Source material >>
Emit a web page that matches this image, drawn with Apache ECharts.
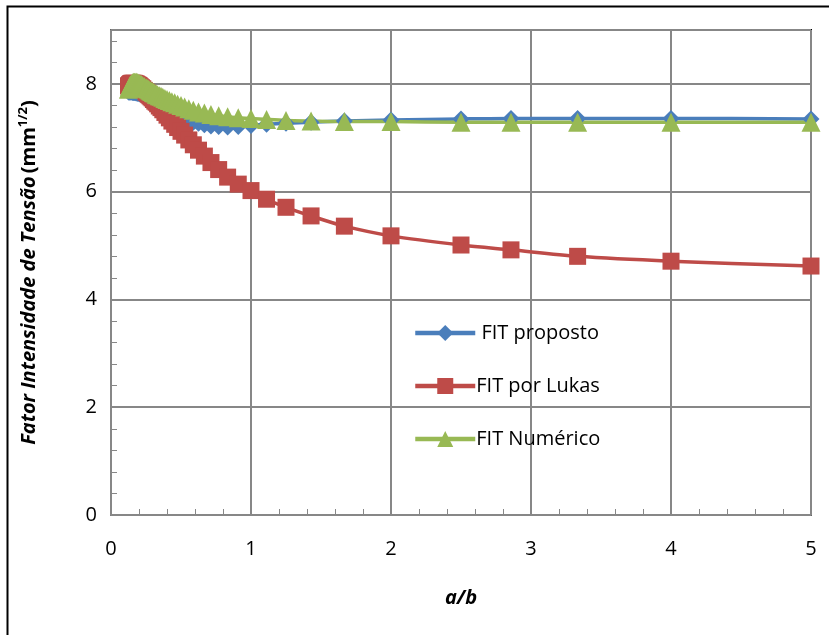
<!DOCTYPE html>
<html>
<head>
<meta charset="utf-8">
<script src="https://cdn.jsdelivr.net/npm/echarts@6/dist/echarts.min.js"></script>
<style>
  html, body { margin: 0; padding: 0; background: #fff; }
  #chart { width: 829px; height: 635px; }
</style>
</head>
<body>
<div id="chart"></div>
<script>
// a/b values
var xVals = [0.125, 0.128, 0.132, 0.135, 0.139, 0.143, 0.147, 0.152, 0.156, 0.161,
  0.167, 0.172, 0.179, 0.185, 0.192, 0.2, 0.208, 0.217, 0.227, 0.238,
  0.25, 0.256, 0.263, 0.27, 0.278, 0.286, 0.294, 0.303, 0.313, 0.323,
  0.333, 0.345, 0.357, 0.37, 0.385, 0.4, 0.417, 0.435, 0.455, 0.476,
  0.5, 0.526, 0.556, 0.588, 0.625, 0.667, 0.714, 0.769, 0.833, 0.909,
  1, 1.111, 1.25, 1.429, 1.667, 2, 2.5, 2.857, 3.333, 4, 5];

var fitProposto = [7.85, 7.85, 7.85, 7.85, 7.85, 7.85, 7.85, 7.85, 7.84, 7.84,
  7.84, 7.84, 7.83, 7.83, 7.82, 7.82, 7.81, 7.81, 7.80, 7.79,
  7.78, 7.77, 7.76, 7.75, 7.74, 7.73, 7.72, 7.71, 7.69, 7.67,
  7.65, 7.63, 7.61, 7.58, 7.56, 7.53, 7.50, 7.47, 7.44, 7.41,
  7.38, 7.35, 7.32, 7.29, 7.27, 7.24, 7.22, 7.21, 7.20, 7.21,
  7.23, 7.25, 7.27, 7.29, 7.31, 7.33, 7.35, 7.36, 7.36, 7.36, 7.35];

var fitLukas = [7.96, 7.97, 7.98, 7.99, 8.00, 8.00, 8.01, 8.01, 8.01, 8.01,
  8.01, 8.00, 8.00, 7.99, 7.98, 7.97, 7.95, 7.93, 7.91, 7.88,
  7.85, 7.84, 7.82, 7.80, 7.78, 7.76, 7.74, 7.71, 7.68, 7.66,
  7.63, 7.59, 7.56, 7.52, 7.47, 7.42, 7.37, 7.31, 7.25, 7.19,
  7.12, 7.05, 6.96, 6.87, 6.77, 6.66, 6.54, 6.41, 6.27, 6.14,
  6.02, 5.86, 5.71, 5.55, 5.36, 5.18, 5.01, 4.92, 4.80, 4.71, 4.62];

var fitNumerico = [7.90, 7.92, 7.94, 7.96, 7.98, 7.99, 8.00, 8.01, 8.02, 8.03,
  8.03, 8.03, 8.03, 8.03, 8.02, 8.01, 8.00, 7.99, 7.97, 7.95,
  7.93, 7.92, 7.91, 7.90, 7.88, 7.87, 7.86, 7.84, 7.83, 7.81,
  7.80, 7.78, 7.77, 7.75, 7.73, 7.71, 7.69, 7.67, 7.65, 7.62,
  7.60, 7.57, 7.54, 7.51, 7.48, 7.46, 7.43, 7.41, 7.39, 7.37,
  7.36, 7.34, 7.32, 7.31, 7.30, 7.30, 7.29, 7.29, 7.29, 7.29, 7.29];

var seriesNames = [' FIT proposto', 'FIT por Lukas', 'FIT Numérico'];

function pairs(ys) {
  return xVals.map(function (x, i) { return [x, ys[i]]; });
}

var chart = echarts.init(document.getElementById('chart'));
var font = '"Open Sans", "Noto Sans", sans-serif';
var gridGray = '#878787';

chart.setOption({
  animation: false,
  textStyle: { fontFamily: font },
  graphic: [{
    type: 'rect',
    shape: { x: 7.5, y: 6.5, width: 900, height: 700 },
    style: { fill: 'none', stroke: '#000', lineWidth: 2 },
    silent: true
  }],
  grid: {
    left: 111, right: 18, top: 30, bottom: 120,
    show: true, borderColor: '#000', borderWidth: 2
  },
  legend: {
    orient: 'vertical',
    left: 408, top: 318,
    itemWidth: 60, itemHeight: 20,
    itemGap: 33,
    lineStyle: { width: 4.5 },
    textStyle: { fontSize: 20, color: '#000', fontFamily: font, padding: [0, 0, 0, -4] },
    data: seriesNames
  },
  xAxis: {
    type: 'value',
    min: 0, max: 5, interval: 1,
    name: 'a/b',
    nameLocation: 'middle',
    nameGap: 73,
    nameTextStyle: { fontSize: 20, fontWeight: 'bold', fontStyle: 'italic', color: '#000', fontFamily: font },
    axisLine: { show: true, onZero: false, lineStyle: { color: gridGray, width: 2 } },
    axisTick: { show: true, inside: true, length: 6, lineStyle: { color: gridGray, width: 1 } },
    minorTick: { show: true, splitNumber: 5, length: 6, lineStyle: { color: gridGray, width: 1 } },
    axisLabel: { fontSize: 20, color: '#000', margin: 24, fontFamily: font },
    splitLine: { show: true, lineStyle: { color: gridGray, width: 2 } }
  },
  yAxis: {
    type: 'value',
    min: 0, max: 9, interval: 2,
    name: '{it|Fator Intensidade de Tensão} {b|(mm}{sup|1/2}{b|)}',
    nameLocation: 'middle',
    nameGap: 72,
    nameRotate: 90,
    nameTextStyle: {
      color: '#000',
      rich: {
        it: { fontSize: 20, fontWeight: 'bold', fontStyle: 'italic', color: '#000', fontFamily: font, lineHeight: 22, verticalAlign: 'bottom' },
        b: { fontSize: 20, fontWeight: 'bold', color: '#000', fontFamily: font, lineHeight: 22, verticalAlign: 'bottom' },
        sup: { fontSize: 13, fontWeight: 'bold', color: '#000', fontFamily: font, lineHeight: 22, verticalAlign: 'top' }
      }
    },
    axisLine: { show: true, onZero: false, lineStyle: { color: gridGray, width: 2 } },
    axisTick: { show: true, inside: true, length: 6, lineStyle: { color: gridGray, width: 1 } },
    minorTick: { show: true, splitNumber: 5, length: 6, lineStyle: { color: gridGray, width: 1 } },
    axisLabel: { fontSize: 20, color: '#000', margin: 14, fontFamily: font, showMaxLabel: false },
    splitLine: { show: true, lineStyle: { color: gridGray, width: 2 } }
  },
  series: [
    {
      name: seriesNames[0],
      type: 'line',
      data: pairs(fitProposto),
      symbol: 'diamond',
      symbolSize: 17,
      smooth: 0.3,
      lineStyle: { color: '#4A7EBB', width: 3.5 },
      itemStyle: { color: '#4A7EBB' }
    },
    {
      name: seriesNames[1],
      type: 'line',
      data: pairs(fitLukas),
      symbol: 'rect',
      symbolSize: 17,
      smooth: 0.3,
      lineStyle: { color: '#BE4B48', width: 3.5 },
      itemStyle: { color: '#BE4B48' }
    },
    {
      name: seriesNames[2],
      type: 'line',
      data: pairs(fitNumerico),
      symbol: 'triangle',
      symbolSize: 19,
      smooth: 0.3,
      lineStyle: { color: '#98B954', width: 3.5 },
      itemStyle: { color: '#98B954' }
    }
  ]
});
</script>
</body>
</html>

Task requirements >>
Reproduce the listing word for word and omit its pictures.

Response to the exercise >>
Emit a web page that matches this image, drawn with Apache ECharts.
<!DOCTYPE html>
<html>
<head>
<meta charset="utf-8">
<script src="https://cdn.jsdelivr.net/npm/echarts@6/dist/echarts.min.js"></script>
<style>
  html, body { margin: 0; padding: 0; background: #fff; }
  #chart { width: 829px; height: 635px; }
</style>
</head>
<body>
<div id="chart"></div>
<script>
// a/b values
var xVals = [0.125, 0.128, 0.132, 0.135, 0.139, 0.143, 0.147, 0.152, 0.156, 0.161,
  0.167, 0.172, 0.179, 0.185, 0.192, 0.2, 0.208, 0.217, 0.227, 0.238,
  0.25, 0.256, 0.263, 0.27, 0.278, 0.286, 0.294, 0.303, 0.313, 0.323,
  0.333, 0.345, 0.357, 0.37, 0.385, 0.4, 0.417, 0.435, 0.455, 0.476,
  0.5, 0.526, 0.556, 0.588, 0.625, 0.667, 0.714, 0.769, 0.833, 0.909,
  1, 1.111, 1.25, 1.429, 1.667, 2, 2.5, 2.857, 3.333, 4, 5];

var fitProposto = [7.85, 7.85, 7.85, 7.85, 7.85, 7.85, 7.85, 7.85, 7.84, 7.84,
  7.84, 7.84, 7.83, 7.83, 7.82, 7.82, 7.81, 7.81, 7.80, 7.79,
  7.78, 7.77, 7.76, 7.75, 7.74, 7.73, 7.72, 7.71, 7.69, 7.67,
  7.65, 7.63, 7.61, 7.58, 7.56, 7.53, 7.50, 7.47, 7.44, 7.41,
  7.38, 7.35, 7.32, 7.29, 7.27, 7.24, 7.22, 7.21, 7.20, 7.21,
  7.23, 7.25, 7.27, 7.29, 7.31, 7.33, 7.35, 7.36, 7.36, 7.36, 7.35];

var fitLukas = [7.96, 7.97, 7.98, 7.99, 8.00, 8.00, 8.01, 8.01, 8.01, 8.01,
  8.01, 8.00, 8.00, 7.99, 7.98, 7.97, 7.95, 7.93, 7.91, 7.88,
  7.85, 7.84, 7.82, 7.80, 7.78, 7.76, 7.74, 7.71, 7.68, 7.66,
  7.63, 7.59, 7.56, 7.52, 7.47, 7.42, 7.37, 7.31, 7.25, 7.19,
  7.12, 7.05, 6.96, 6.87, 6.77, 6.66, 6.54, 6.41, 6.27, 6.14,
  6.02, 5.86, 5.71, 5.55, 5.36, 5.18, 5.01, 4.92, 4.80, 4.71, 4.62];

var fitNumerico = [7.90, 7.92, 7.94, 7.96, 7.98, 7.99, 8.00, 8.01, 8.02, 8.03,
  8.03, 8.03, 8.03, 8.03, 8.02, 8.01, 8.00, 7.99, 7.97, 7.95,
  7.93, 7.92, 7.91, 7.90, 7.88, 7.87, 7.86, 7.84, 7.83, 7.81,
  7.80, 7.78, 7.77, 7.75, 7.73, 7.71, 7.69, 7.67, 7.65, 7.62,
  7.60, 7.57, 7.54, 7.51, 7.48, 7.46, 7.43, 7.41, 7.39, 7.37,
  7.36, 7.34, 7.32, 7.31, 7.30, 7.30, 7.29, 7.29, 7.29, 7.29, 7.29];

var seriesNames = [' FIT proposto', 'FIT por Lukas', 'FIT Numérico'];

function pairs(ys) {
  return xVals.map(function (x, i) { return [x, ys[i]]; });
}

var chart = echarts.init(document.getElementById('chart'));
var font = '"Open Sans", "Noto Sans", sans-serif';
var gridGray = '#878787';

chart.setOption({
  animation: false,
  textStyle: { fontFamily: font },
  graphic: [{
    type: 'rect',
    shape: { x: 7.5, y: 6.5, width: 900, height: 700 },
    style: { fill: 'none', stroke: '#000', lineWidth: 2 },
    silent: true
  }],
  grid: {
    left: 111, right: 18, top: 30, bottom: 120,
    show: true, borderColor: '#000', borderWidth: 2
  },
  legend: {
    orient: 'vertical',
    left: 408, top: 318,
    itemWidth: 60, itemHeight: 20,
    itemGap: 33,
    lineStyle: { width: 4.5 },
    textStyle: { fontSize: 20, color: '#000', fontFamily: font, padding: [0, 0, 0, -4] },
    data: seriesNames
  },
  xAxis: {
    type: 'value',
    min: 0, max: 5, interval: 1,
    name: 'a/b',
    nameLocation: 'middle',
    nameGap: 73,
    nameTextStyle: { fontSize: 20, fontWeight: 'bold', fontStyle: 'italic', color: '#000', fontFamily: font },
    axisLine: { show: true, onZero: false, lineStyle: { color: gridGray, width: 2 } },
    axisTick: { show: true, inside: true, length: 6, lineStyle: { color: gridGray, width: 1 } },
    minorTick: { show: true, splitNumber: 5, length: 6, lineStyle: { color: gridGray, width: 1 } },
    axisLabel: { fontSize: 20, color: '#000', margin: 24, fontFamily: font },
    splitLine: { show: true, lineStyle: { color: gridGray, width: 2 } }
  },
  yAxis: {
    type: 'value',
    min: 0, max: 9, interval: 2,
    name: '{it|Fator Intensidade de Tensão} {b|(mm}{sup|1/2}{b|)}',
    nameLocation: 'middle',
    nameGap: 72,
    nameRotate: 90,
    nameTextStyle: {
      color: '#000',
      rich: {
        it: { fontSize: 20, fontWeight: 'bold', fontStyle: 'italic', color: '#000', fontFamily: font, lineHeight: 22, verticalAlign: 'bottom' },
        b: { fontSize: 20, fontWeight: 'bold', color: '#000', fontFamily: font, lineHeight: 22, verticalAlign: 'bottom' },
        sup: { fontSize: 13, fontWeight: 'bold', color: '#000', fontFamily: font, lineHeight: 22, verticalAlign: 'top' }
      }
    },
    axisLine: { show: true, onZero: false, lineStyle: { color: gridGray, width: 2 } },
    axisTick: { show: true, inside: true, length: 6, lineStyle: { color: gridGray, width: 1 } },
    minorTick: { show: true, splitNumber: 5, length: 6, lineStyle: { color: gridGray, width: 1 } },
    axisLabel: { fontSize: 20, color: '#000', margin: 14, fontFamily: font, showMaxLabel: false },
    splitLine: { show: true, lineStyle: { color: gridGray, width: 2 } }
  },
  series: [
    {
      name: seriesNames[0],
      type: 'line',
      data: pairs(fitProposto),
      symbol: 'diamond',
      symbolSize: 17,
      smooth: 0.3,
      lineStyle: { color: '#4A7EBB', width: 3.5 },
      itemStyle: { color: '#4A7EBB' }
    },
    {
      name: seriesNames[1],
      type: 'line',
      data: pairs(fitLukas),
      symbol: 'rect',
      symbolSize: 17,
      smooth: 0.3,
      lineStyle: { color: '#BE4B48', width: 3.5 },
      itemStyle: { color: '#BE4B48' }
    },
    {
      name: seriesNames[2],
      type: 'line',
      data: pairs(fitNumerico),
      symbol: 'triangle',
      symbolSize: 19,
      smooth: 0.3,
      lineStyle: { color: '#98B954', width: 3.5 },
      itemStyle: { color: '#98B954' }
    }
  ]
});
</script>
</body>
</html>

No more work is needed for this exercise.